EXERCISE REQUIREMENTS =
Exactly repeat the material, dropping only the pictures.

DATA EXTRACT =
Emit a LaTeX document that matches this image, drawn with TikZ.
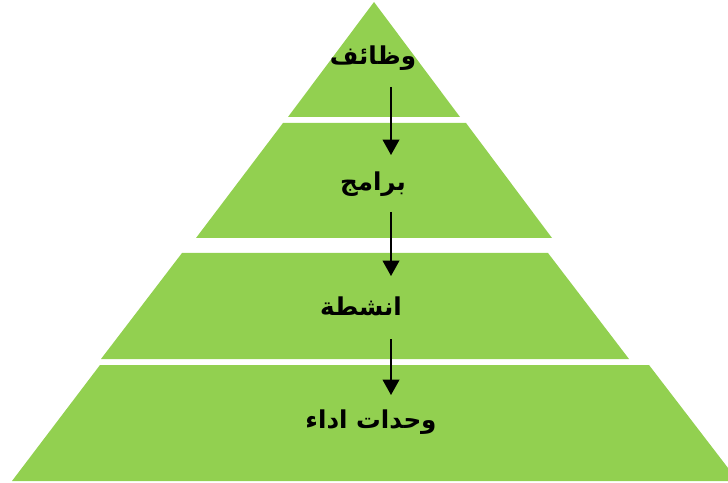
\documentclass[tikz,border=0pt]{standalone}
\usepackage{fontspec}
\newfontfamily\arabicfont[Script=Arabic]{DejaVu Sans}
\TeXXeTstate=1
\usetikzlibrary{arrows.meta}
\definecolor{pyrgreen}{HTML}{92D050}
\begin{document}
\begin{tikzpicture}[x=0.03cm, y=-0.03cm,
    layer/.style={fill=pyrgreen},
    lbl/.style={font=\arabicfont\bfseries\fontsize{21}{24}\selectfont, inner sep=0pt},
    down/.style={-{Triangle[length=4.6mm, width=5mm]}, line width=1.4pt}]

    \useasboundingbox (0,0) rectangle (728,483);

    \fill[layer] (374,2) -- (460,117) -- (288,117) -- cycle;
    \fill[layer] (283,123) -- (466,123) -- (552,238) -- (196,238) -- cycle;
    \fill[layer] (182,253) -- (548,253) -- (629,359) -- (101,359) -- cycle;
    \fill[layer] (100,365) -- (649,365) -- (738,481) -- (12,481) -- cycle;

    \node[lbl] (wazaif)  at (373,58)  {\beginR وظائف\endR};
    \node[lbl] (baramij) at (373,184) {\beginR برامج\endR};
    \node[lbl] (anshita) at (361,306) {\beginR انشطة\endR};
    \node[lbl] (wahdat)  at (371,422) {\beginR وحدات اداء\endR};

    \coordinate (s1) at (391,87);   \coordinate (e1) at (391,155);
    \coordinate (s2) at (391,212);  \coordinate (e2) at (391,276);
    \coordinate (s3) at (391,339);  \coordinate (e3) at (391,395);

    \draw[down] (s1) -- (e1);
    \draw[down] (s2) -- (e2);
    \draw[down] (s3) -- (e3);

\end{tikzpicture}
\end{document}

OUTPUT FOR THIS TASK =
Emit a LaTeX document that matches this image, drawn with TikZ.
\documentclass[tikz,border=0pt]{standalone}
\usepackage{fontspec}
\newfontfamily\arabicfont[Script=Arabic]{DejaVu Sans}
\TeXXeTstate=1
\usetikzlibrary{arrows.meta}
\definecolor{pyrgreen}{HTML}{92D050}
\begin{document}
\begin{tikzpicture}[x=0.03cm, y=-0.03cm,
    layer/.style={fill=pyrgreen},
    lbl/.style={font=\arabicfont\bfseries\fontsize{21}{24}\selectfont, inner sep=0pt},
    down/.style={-{Triangle[length=4.6mm, width=5mm]}, line width=1.4pt}]

    \useasboundingbox (0,0) rectangle (728,483);

    \fill[layer] (374,2) -- (460,117) -- (288,117) -- cycle;
    \fill[layer] (283,123) -- (466,123) -- (552,238) -- (196,238) -- cycle;
    \fill[layer] (182,253) -- (548,253) -- (629,359) -- (101,359) -- cycle;
    \fill[layer] (100,365) -- (649,365) -- (738,481) -- (12,481) -- cycle;

    \node[lbl] (wazaif)  at (373,58)  {\beginR وظائف\endR};
    \node[lbl] (baramij) at (373,184) {\beginR برامج\endR};
    \node[lbl] (anshita) at (361,306) {\beginR انشطة\endR};
    \node[lbl] (wahdat)  at (371,422) {\beginR وحدات اداء\endR};

    \coordinate (s1) at (391,87);   \coordinate (e1) at (391,155);
    \coordinate (s2) at (391,212);  \coordinate (e2) at (391,276);
    \coordinate (s3) at (391,339);  \coordinate (e3) at (391,395);

    \draw[down] (s1) -- (e1);
    \draw[down] (s2) -- (e2);
    \draw[down] (s3) -- (e3);

\end{tikzpicture}
\end{document}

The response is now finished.